La suerte de Cuitláhuac, el indeseable
No hay nada peor que los contendientes perdedores de un proceso democrático pasen de melancólicos a lúgubres. Porque su comprensible indignación se transforma en miedo bruto, su análisis sociopolítico pasa de disparatado a descabellado, sus consignas políticas se tornan esotéricas y su esperanza se vuelve puro revanchismo.
En mi opinión, a pesar del estrepitoso fracaso de las organizaciones partidistas tradicionales en el pasado proceso electoral, México no necesita un nuevo partido político nacional; sin embargo, sí considero que urge una serie de movimientos politizados que atiendan palmo a palmo las necesidades específicas de cada localidad y región.
Dichos movimientos deberían, en mayor o menor medida, converger por trayectoria en su disenso ante posibles abusos onmínodos de poder o de poderes fácticos. Es decir: construir oposición. Pero no desde la efímera etiqueta propagandística sino desde las realidades que, independiente de la administración pública que dinamice la organización política, requieran contrapesos para visibilizar carencias, injusticias o necesidades concretas.
Por el contrario, es una pésima idea que la sensación de derrota se congregue en operatividad partidista o movimiento político. No es una cosa menor si los arranques verbales se tornan en fenómeno social. Y no se debe ser cauto al denunciarlo: el surgimiento de una movilización popular fundamentada en prejuicios y en maledicencias contra los distintos siempre arrastra riesgos fascistoides.
Más que el país en su totalidad, muchas de sus regiones necesitan agrupaciones políticas que representen búsquedas sociales y comunitarias concretas. Esos son los auténticos “contrapesos” de poder de los que hoy se habla tanto. Por el contrario, una agrupación política nacional que aspire a los privilegios de las representaciones federales antes que a la dignidad de las representaciones locales, tendrá un horizonte tan inasible como las “banderas simbólicas” que intente liderar.

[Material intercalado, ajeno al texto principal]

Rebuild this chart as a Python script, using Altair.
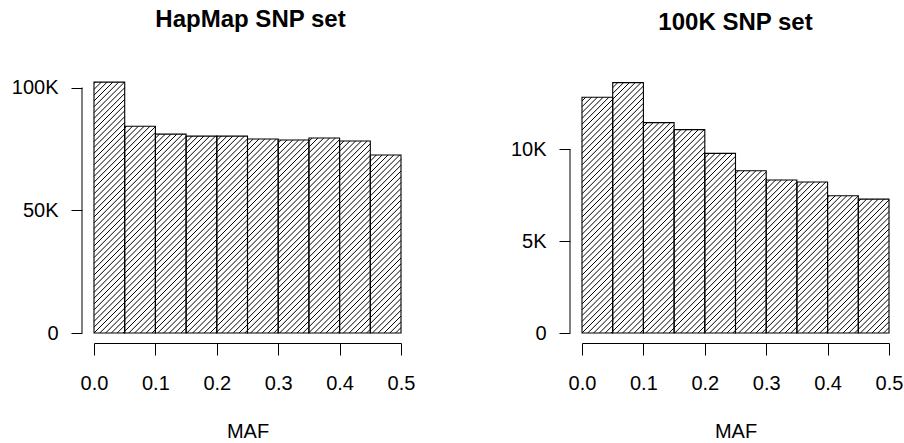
import altair as alt
import pandas as pd

# Histogram bins of minor allele frequency (MAF), width 0.05
bin_edges = [0.0, 0.05, 0.10, 0.15, 0.20, 0.25, 0.30, 0.35, 0.40, 0.45, 0.50]
hapmap_counts = [102200, 84200, 81000, 80200, 80200, 79000, 78600, 79400, 78200, 72500]
k100_counts = [12830, 13630, 11450, 11070, 9780, 8830, 8330, 8220, 7470, 7290]

hapmap_ticks = [0, 50000, 100000]
k100_ticks = [0, 5000, 10000]
x_ticks = [0.0, 0.1, 0.2, 0.3, 0.4, 0.5]

FONT = "Liberation Sans"
W = 307          # plot width in px
H = 252          # plot height in px
HATCH_STEP = 5.8  # horizontal distance between hatch lines, px


def hatch_segments(counts, ymax):
    """45-degree hatch lines clipped to each bar, in data units."""
    kx = W / (bin_edges[-1] - bin_edges[0])
    ky = H / ymax
    segs = []
    for i, c in enumerate(counts):
        u0 = (bin_edges[i] - bin_edges[0]) * kx
        u1 = (bin_edges[i + 1] - bin_edges[0]) * kx
        h = c * ky
        n_lo = int((u0 - h) // HATCH_STEP) - 1
        n_hi = int(u1 // HATCH_STEP) + 1
        for n in range(n_lo, n_hi + 1):
            off = n * HATCH_STEP
            v_lo = max(0.0, u0 - off)
            v_hi = min(h, u1 - off)
            if v_hi - v_lo > 0.3:
                segs.append({
                    "x": (v_lo + off) / kx + bin_edges[0],
                    "x2": (v_hi + off) / kx + bin_edges[0],
                    "y": v_lo / ky,
                    "y2": v_hi / ky,
                })
    return pd.DataFrame(segs)


def panel(title, counts, ticks, px_per_top_tick, title_dx):
    # y domain chosen so that the top tick sits px_per_top_tick above the baseline
    ymax = H / px_per_top_tick * ticks[-1]
    bars = pd.DataFrame({
        "lo": bin_edges[:-1],
        "hi": bin_edges[1:],
        "count": counts,
        "zero": [0] * len(counts),
    })
    xs = alt.Scale(domain=[bin_edges[0], bin_edges[-1]], nice=False, zero=False)
    ys = alt.Scale(domain=[0, ymax], nice=False)

    x_axis = alt.Axis(
        values=x_ticks, format=".1f", title="MAF", grid=False,
        offset=10, tickSize=12, tickColor="black", domainColor="black",
        labelFont=FONT, labelFontSize=20, labelColor="black", labelPadding=18,
        labelFlush=False, labelOverlap=False,
        titleFont=FONT, titleFontSize=20, titleFontWeight="normal",
        titleColor="black", titlePadding=28,
    )
    y_axis = alt.Axis(
        values=ticks, title=None, grid=False, domain=False,
        offset=12, tickSize=11, tickColor="black",
        labelExpr="datum.value == 0 ? '0' : (datum.value / 1000) + 'K'",
        labelFont=FONT, labelFontSize=20, labelColor="black", labelPadding=13,
        labelFlush=False, labelOverlap=False,
    )

    hatch = alt.Chart(hatch_segments(counts, ymax)).mark_rule(
        color="black", strokeWidth=1
    ).encode(
        x=alt.X("x:Q", scale=xs, axis=x_axis),
        x2="x2:Q",
        y=alt.Y("y:Q", scale=ys, axis=y_axis),
        y2="y2:Q",
    )

    outline = alt.Chart(bars).mark_rect(
        fill=None, stroke="black", strokeWidth=1.1
    ).encode(
        x=alt.X("lo:Q", scale=xs),
        x2="hi:Q",
        y=alt.Y("count:Q", scale=ys),
        y2="zero:Q",
    )

    yline = alt.Chart(pd.DataFrame({"lo": [ticks[0]], "hi": [ticks[-1]]})).mark_rule(
        color="black", strokeWidth=1
    ).encode(
        x=alt.value(-12),
        y=alt.Y("lo:Q", scale=ys),
        y2="hi:Q",
    )

    return alt.layer(hatch, outline, yline).properties(
        width=W, height=H,
        title=alt.TitleParams(
            title, font=FONT, fontSize=24, fontWeight="bold", color="black",
            offset=46, anchor="middle", dx=title_dx,
        ),
    )


left = panel("HapMap SNP set", hapmap_counts, hapmap_ticks, 245.5, 3)
right = panel("100K SNP set", k100_counts, k100_ticks, 183.7, 0)

chart = alt.hconcat(left, right, spacing=95).properties(
    padding={"left": 11, "top": 7, "right": 0, "bottom": 0},
    background="white",
).configure_view(stroke=None)

chart.save("out.html", embed_options={"renderer": "svg", "actions": False})
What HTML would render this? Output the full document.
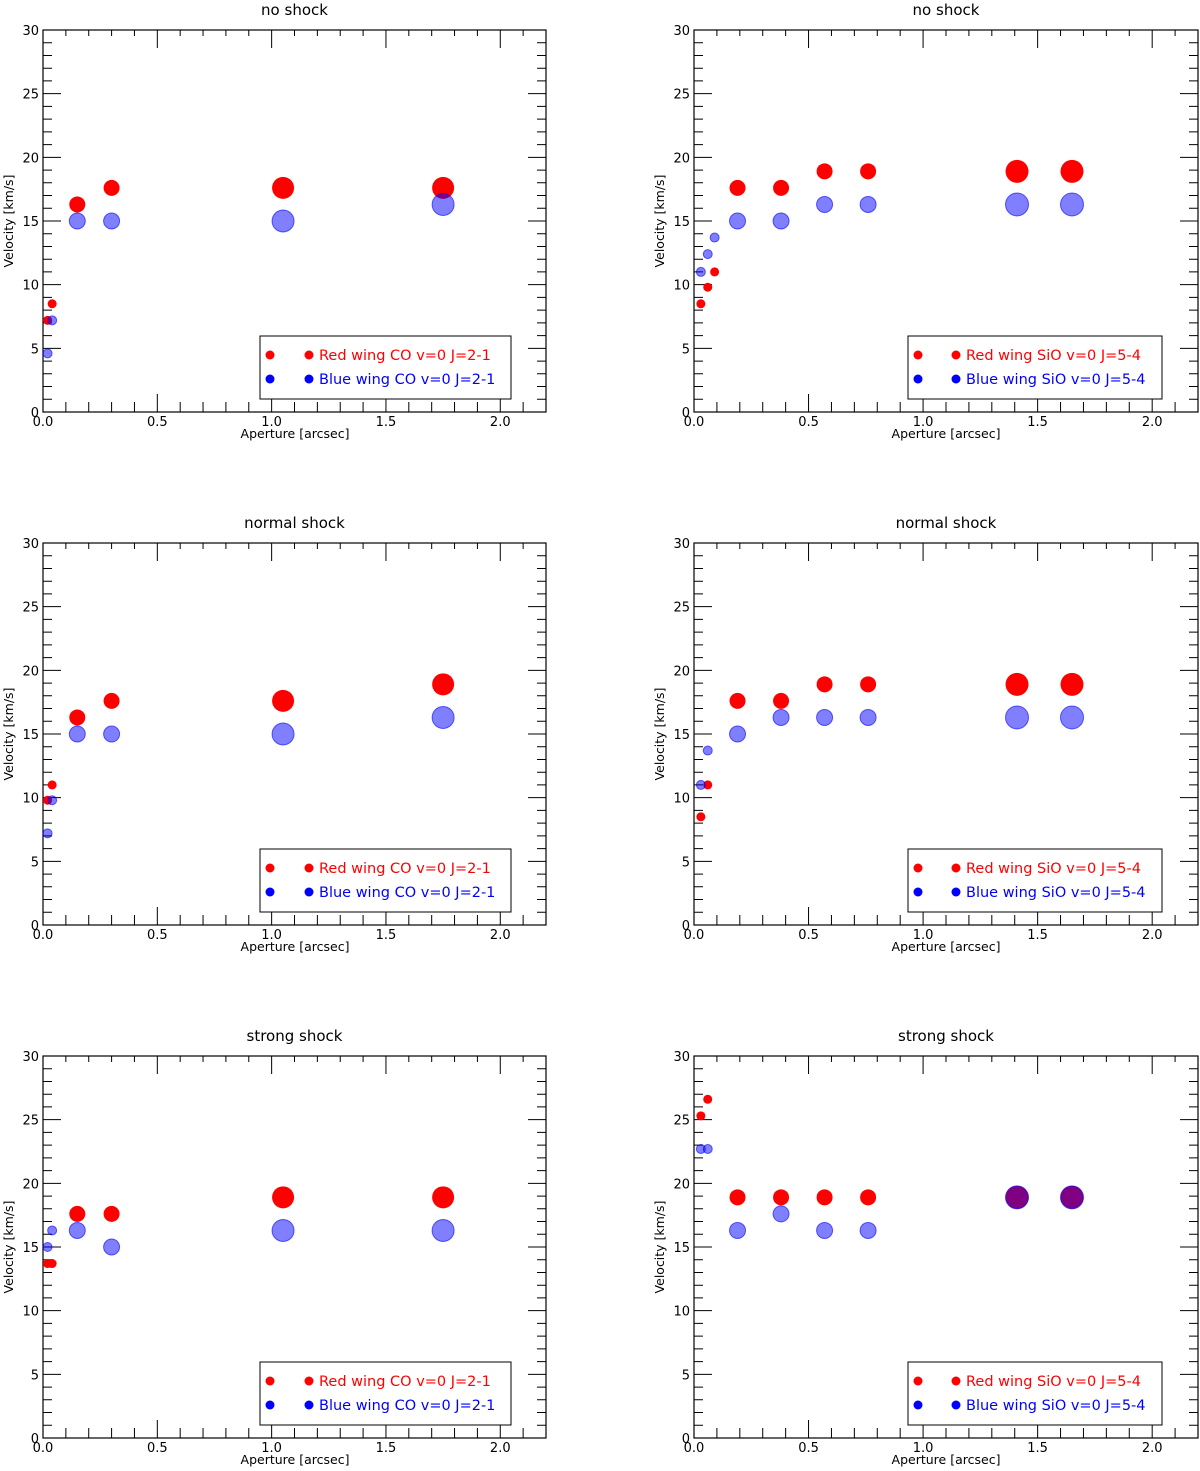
<!DOCTYPE html>
<html><head><meta charset="utf-8"><style>
body{margin:0;background:#fff}
svg{display:block;font-family:"DejaVu Sans","Liberation Sans",sans-serif}
</style></head><body>
<svg id="fig" width="1200" height="1471" viewBox="0 0 1200 1471" xmlns="http://www.w3.org/2000/svg"></svg>
<script>
const titles=["no shock","no shock","normal shock","normal shock","strong shock","strong shock"];
const legendRed=["Red wing CO v=0 J=2-1","Red wing SiO v=0 J=5-4"];
const legendBlue=["Blue wing CO v=0 J=2-1","Blue wing SiO v=0 J=5-4"];
const xTicks=["0.0","0.5","1.0","1.5","2.0"];
const yTicks=["0","5","10","15","20","25","30"];
const coX=[0.02,0.04,0.15,0.3,1.05,1.75];
const coR=[4.5,4.5,8,8,11,11];
const sioX=[0.03,0.06,0.09,0.19,0.38,0.57,0.76,1.41,1.65];
const sioR=[4.5,4.5,4.5,8,8,8,8,11.5,11.5];
const sioX4=[0.03,0.06,0.19,0.38,0.57,0.76,1.41,1.65];
const sioR4=[4.5,4.5,8,8,8,8,11.5,11.5];
const red1=[7.2,8.5,16.3,17.6,17.6,17.6];
const blue1=[4.6,7.2,15,15,15,16.3];
const red2=[8.5,9.8,11,17.6,17.6,18.9,18.9,18.9,18.9];
const blue2=[11,12.4,13.7,15,15,16.3,16.3,16.3,16.3];
const red3=[9.8,11,16.3,17.6,17.6,18.9];
const blue3=[7.2,9.8,15,15,15,16.3];
const red4=[8.5,11,17.6,17.6,18.9,18.9,18.9,18.9];
const blue4=[11,13.7,15,16.3,16.3,16.3,16.3,16.3];
const red5=[13.7,13.7,17.6,17.6,18.9,18.9];
const blue5=[15,16.3,16.3,15,16.3,16.3];
const red6=[25.3,26.6,18.9,18.9,18.9,18.9,18.9,18.9];
const blue6=[22.7,22.7,16.3,17.6,16.3,16.3,18.9,18.9];

const panels=[
 {x:coX,r:coR,red:red1,blue:blue1,kind:0},
 {x:sioX,r:sioR,red:red2,blue:blue2,kind:1},
 {x:coX,r:coR,red:red3,blue:blue3,kind:0},
 {x:sioX4,r:sioR4,red:red4,blue:blue4,kind:1},
 {x:coX,r:coR,red:red5,blue:blue5,kind:0},
 {x:sioX4,r:sioR4,red:red6,blue:blue6,kind:1}
];
const NS="http://www.w3.org/2000/svg";
const svg=document.getElementById('fig');
function mk(tag,attrs,parent,text){const e=document.createElementNS(NS,tag);for(const k in attrs)e.setAttribute(k,attrs[k]);if(text!==undefined)e.textContent=text;parent.appendChild(e);return e;}

panels.forEach((p,i)=>{
 const col=i%2,row=Math.floor(i/2);
 const L=col?694:43, R=col?1198:546, T=30+row*513, B=412+row*513;
 const sx=v=>L+(v/2.2)*(R-L);
 const sy=v=>B-(v/30)*(B-T);
 const g=mk('g',{},svg);
 
 
 const t=mk('text',{x:(L+R)/2,y:T-15,'text-anchor':'middle','font-size':15},g,titles[i]);
 
 
 const fr=mk('rect',{x:L,y:T,width:R-L,height:B-T,fill:'none',stroke:'#000','stroke-width':1.2},g);
 
 
 let d='';
 for(let k=1;k<22;k++){const x=sx(k/10);const maj=k%5==0;const lb=maj?18:10,lt=maj?18:6;d+=`M${x},${B}v${-lb}M${x},${T}v${lt}`;}
 for(let k=1;k<30;k++){const y=sy(k);const maj=k%5==0;const l=maj?18:9;d+=`M${L},${y}h${l}M${R},${y}h${-l}`;}
 const tk=mk('path',{d:d,stroke:'#000','stroke-width':1,fill:'none'},g);
 
 
 xTicks.forEach((s,k)=>{const e=mk('text',{x:sx(k*0.5),y:B+14,'text-anchor':'middle','font-size':13},g,s);
  });
 yTicks.forEach((s,k)=>{const e=mk('text',{x:L-4,y:sy(k*5)+5,'text-anchor':'end','font-size':13},g,s);
  });
 const xt=mk('text',{x:L+252,y:B+26,'text-anchor':'middle','font-size':12.5},g,'Aperture [arcsec]');
 
 const yt=mk('text',{x:0,y:0,'text-anchor':'middle','font-size':12.5,transform:`translate(${L-30},${(T+B)/2}) rotate(-90)`},g,'Velocity [km/s]');
 
 p.x.forEach((xv,k)=>{const c=mk('circle',{cx:sx(xv),cy:sy(p.red[k]),r:p.r[k],fill:'#ff0000'},g);
  });
 p.x.forEach((xv,k)=>{const c=mk('circle',{cx:sx(xv),cy:sy(p.blue[k]),r:p.r[k],fill:'rgba(0,0,255,0.5)',stroke:'rgba(0,0,255,0.6)','stroke-width':1},g);
  });
 const lx=col?908:260, ly=T+306;
 const lg=mk('g',{},g);
 
 mk('rect',{x:lx,y:ly,width:col?254:251,height:63,fill:'#fff',stroke:'#000','stroke-width':1},lg);
 const m1=10,m2=col?48:49,tx=col?58:59;
 [[legendRed[p.kind],'#ff0000',19],[legendBlue[p.kind],'#0000ff',43]].forEach(([s,c,dy])=>{
  const e=mk('g',{},lg);
  
  mk('circle',{cx:lx+m1,cy:ly+dy,r:4.5,fill:c},e);
  mk('circle',{cx:lx+m2,cy:ly+dy,r:4.5,fill:c},e);
  mk('text',{x:lx+tx,y:ly+dy+5,'font-size':14.5,fill:c},e,s);
 });
});
</script>
</body></html>
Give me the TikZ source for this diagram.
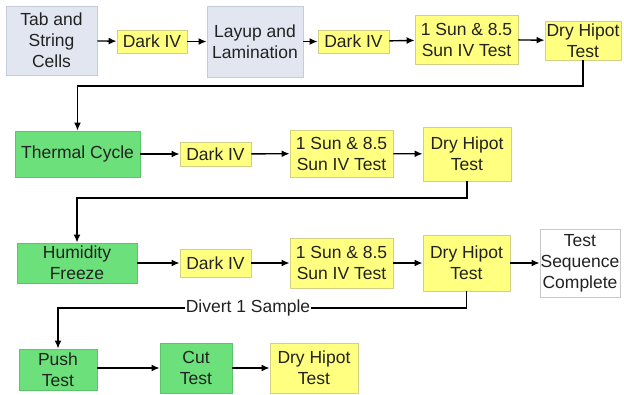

Por ejemplo, la consigna de la “libertad” (como está de moda entre personajes que idealizan la autosuficiencia egoísta) es una bandera y causa tan extensa como inasible, abierta a interpretaciones filosóficas inmensas y, al mismo tiempo, completamente impráctica desde la ejecución de un gobierno cuya única función es justamente la de poner fronteras a esa libertad; enarbolar racionalmente dicha bandera podría generar un exaltado movimiento populista cuya única consigna sea la que confirme que los derechos no acaban sino hasta que se termina el presupuesto.
Otras banderas simbólicas como la paz, la unidad, la reconciliación o la verdad padecen el mismo problema: su inasibilidad ante dramas concretos y cotidianos de la gente de a pie.
Es por ello que no considero que haga falta un nuevo partido o movimiento político emergente; creo que hacen falta muchos movimientos políticos que no se enfoquen en esos argumentos teatralizados de salvación total. De lo contrario, es posible que los nuevos movimientos políticos no reivindiquen demandas o denuncias sociales concretas sino que aspiren a conservar o acrecentar las relaciones asimétricas de privilegios disfrazadas de “nuevos derechos”.
Habrá que estar al tanto de estos nuevos cantos de sirena que, bajo llamados a la epicidad heróica, se levanten como movimientos de la ‘verdadera’ ciudadanía, de la ‘auténtica’ voluntad y de los ‘verdaderos’ intereses.
En política se debe salvar la colectividad, el todo; el país en su plena pluralidad y diversidad; una idea de nación que supere las categorías, poderes y clases. Porque, como sabe cualquiera que tiene interés en la historia política: todo cambio siempre es desastroso, siempre hay un momento en que la idea de nuestro Estado nacional se hace añicos ante el apetito de los perversos y las pasiones facciosas ilimitadas. Pero siempre se reconstruye, a veces desde su soberanía y otras veces bajo la imposición de intereses ajenos; a veces las crisis se superan bajo visiones totémicas de un Estado de fachadas marmóreas y cimientos endebles; y a veces con esfuerzos más arduos y lentos pero de resultados más duraderos: visiones democráticas, plurales, diversas, solidarias, subsidiarias, colegiales, corresponsables.
La construcción de una alternativa política siempre implica ‘ahondar la zanja’ en el status quo; y eso solo se logra a nivel de suelo; en tierra verdadera y no en las redes sociales.